Planet 226

Rhys Kaminski-Jones reviews
Between Wales and England:
Anglophone Welsh writing of the Eighteenth Century

by Bethan Jenkins

Between Wales and England by Bethan Jenkins

University of Wales Press, £34.99

‘What have I, who am a Welshman, to do with English poetry?’ This question, posed by the scholar, cleric, and poet Evan Evans in 1772, is at the heart of Bethan M. Jenkins’ vibrantly written and intellectually important study of eighteenth-century Welsh writing in English. The answer, even though a clear majority of eighteenth-century Welsh people remained monoglot Welsh speakers, is ‘an increasingly large amount’ – the authors populating Jenkins’ pages were drawn to write in English by a complex range of motivations. Prominent among them was a desire to establish Welsh and Welsh-language culture as a vital part of wider British identity. To do so, however, meant using the tongue of an Anglophone state that treated Welsh with combined indifference and intolerance, making these English-language works deeply problematic texts, fraught with competing (and perhaps incompatible) cultural loyalties.

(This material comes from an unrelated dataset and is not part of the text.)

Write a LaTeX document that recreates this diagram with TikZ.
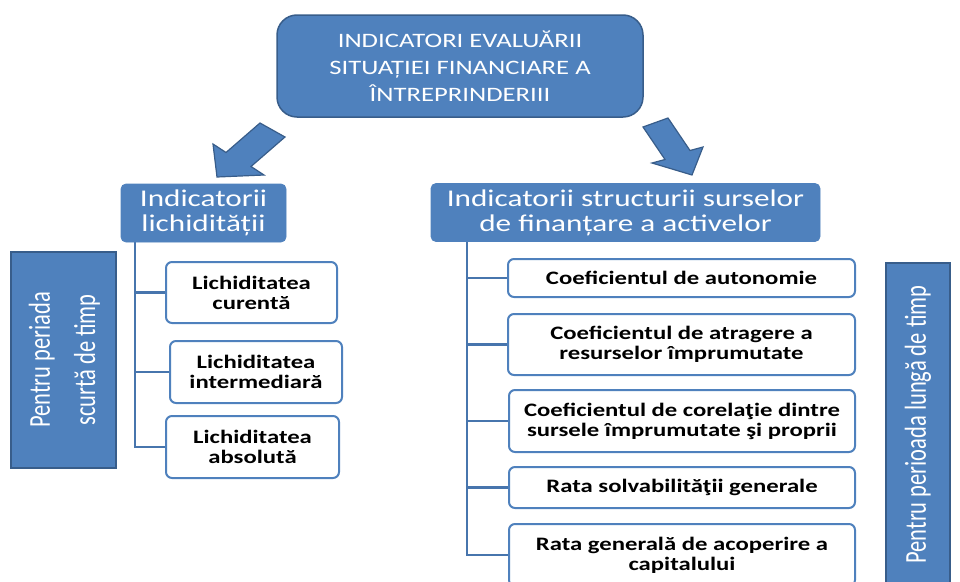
\documentclass[tikz,border=0pt]{standalone}
\usepackage{fontspec}
\usepackage{graphicx}
\setmainfont{Carlito}[FakeStretch=1.3]
\newfontfamily\rotfont{Carlito}
\usetikzlibrary{backgrounds}
\definecolor{blu}{HTML}{4F81BD}
\definecolor{blud}{HTML}{385D8A}
\definecolor{connc}{HTML}{4775AD}
\tikzset{
  topbox/.style={draw=blud, line width=1.5pt, fill=blu, rounded corners=20pt,
    minimum width=366pt, minimum height=102pt, text=white, align=center,
    font=\fontsize{20.5}{27}\selectfont, inner sep=0pt},
  headbox/.style={fill=blu, draw=blu, line width=0.8pt, rounded corners=5pt, text=white,
    align=center, font=\fontsize{24}{25}\selectfont, inner sep=0pt, minimum height=58pt},
  leafbox/.style={draw=blu, line width=2pt, fill=white, rounded corners=6pt,
    align=center, font=\bfseries\fontsize{19}{20}\selectfont, inner sep=0pt},
  sidebox/.style={draw=blud, line width=1.5pt, fill=blu, text=white, inner sep=0pt},
  connline/.style={draw=connc, line width=2.5pt},
  bigarrow/.style={fill=blu, draw=blud, line width=1.2pt, line join=miter}
}
\begin{document}
\begin{tikzpicture}[x=1pt,y=-1pt]
\clip (0,0) rectangle (960,581);

% top box
\node[topbox] (top) at (460,66) {INDICATORI EVALUĂRII\\SITUAȚIEI FINANCIARE A\\ÎNTREPRINDERIII};

% big arrows
\draw[bigarrow] (260,123) -- (226,152.5) -- (213,144) -- (217,177) -- (264,175) -- (251,166.5) -- (285,137) -- cycle;
\draw[bigarrow] (643,127) -- (665,159.5) -- (652,163) -- (692,175) -- (703,147) -- (690,150.5) -- (668,118) -- cycle;

% heading boxes
\node[headbox, minimum width=165pt] (lh) at (203.5,213) {Indicatorii\\lichidității};
\node[headbox, minimum width=389pt] (rh) at (625.5,212.5) {Indicatorii structurii surselor\\de finanțare a activelor};

% left leaves
\node[leafbox, minimum width=171pt, minimum height=61pt] (l1) at (251.5,292.5) {Lichiditatea\\curentă};
\node[leafbox, minimum width=172pt, minimum height=62pt] (l2) at (256,372) {Lichiditatea\\intermediară};
\node[leafbox, minimum width=173pt, minimum height=62pt] (l3) at (252.5,447) {Lichiditatea\\absolută};

% right leaves
\node[leafbox, minimum width=347pt, minimum height=38pt] (r1) at (681.5,278) {Coeficientul de autonomie};
\node[leafbox, minimum width=347pt, minimum height=61pt] (r2) at (681.5,344.5) {Coeficientul de atragere a\\resurselor împrumutate};
\node[leafbox, minimum width=346pt, minimum height=62pt] (r3) at (682,421) {Coeficientul de corelaţie dintre\\sursele împrumutate şi proprii};
\node[leafbox, minimum width=346pt, minimum height=41pt] (r4) at (682,487.5) {Rata solvabilităţii generale};
\node[leafbox, minimum width=346pt, minimum height=62pt] (r5) at (682,555) {Rata generală de acoperire a\\capitalului};

% side boxes
\node[sidebox, minimum width=105pt, minimum height=216pt] (sl) at (63.5,360)
  {\rotatebox{90}{\scalebox{1}[1.35]{\rotfont\fontsize{22.5}{33.5}\selectfont\begin{tabular}{@{}c@{}}Pentru periada\\scurtă de timp\end{tabular}}}};
\node[sidebox, minimum width=64pt, minimum height=323pt] (sr) at (918,424.5)
  {\rotatebox{90}{\scalebox{1}[1.35]{\rotfont\fontsize{22.5}{27}\selectfont Pentru perioada lungă de timp}}};

% connectors
\coordinate (tl) at (135,242);
\coordinate (tr) at (467,242);
\begin{scope}[on background layer]
\draw[connline] (lh.south -| tl) |- (l3.west);
\draw[connline] (tl |- l1.west) -- (l1.west);
\draw[connline] (tl |- l2.west) -- (l2.west);
\draw[connline] (rh.south -| tr) |- (r5.west);
\draw[connline] (tr |- r1.west) -- (r1.west);
\draw[connline] (tr |- r2.west) -- (r2.west);
\draw[connline] (tr |- r3.west) -- (r3.west);
\draw[connline] (tr |- r4.west) -- (r4.west);
\end{scope}
\end{tikzpicture}
\end{document}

It is only recently that the eighteenth century has been reclaimed as a vital period in Anglophone Welsh writing, undermining the still-pervasive impression that Welsh literature in English is a post nineteenth century phenomenon. In fact, Jenkins is good at demonstrating that her subjects recognised an Anglophone heritage going back to the Middle Ages, tentatively constructing a tradition in which they themselves could operate. But despite the book’s focus on English-language writing, its greatest strength is its unusually thorough bilingualism: this is a necessary critical perspective for a period in which Anglo- Welsh writing was ‘in essence a minority literature’, and a welcome instance of modern Welsh-medium thinkers being used to interpret the nation’s contentious Anglophone past.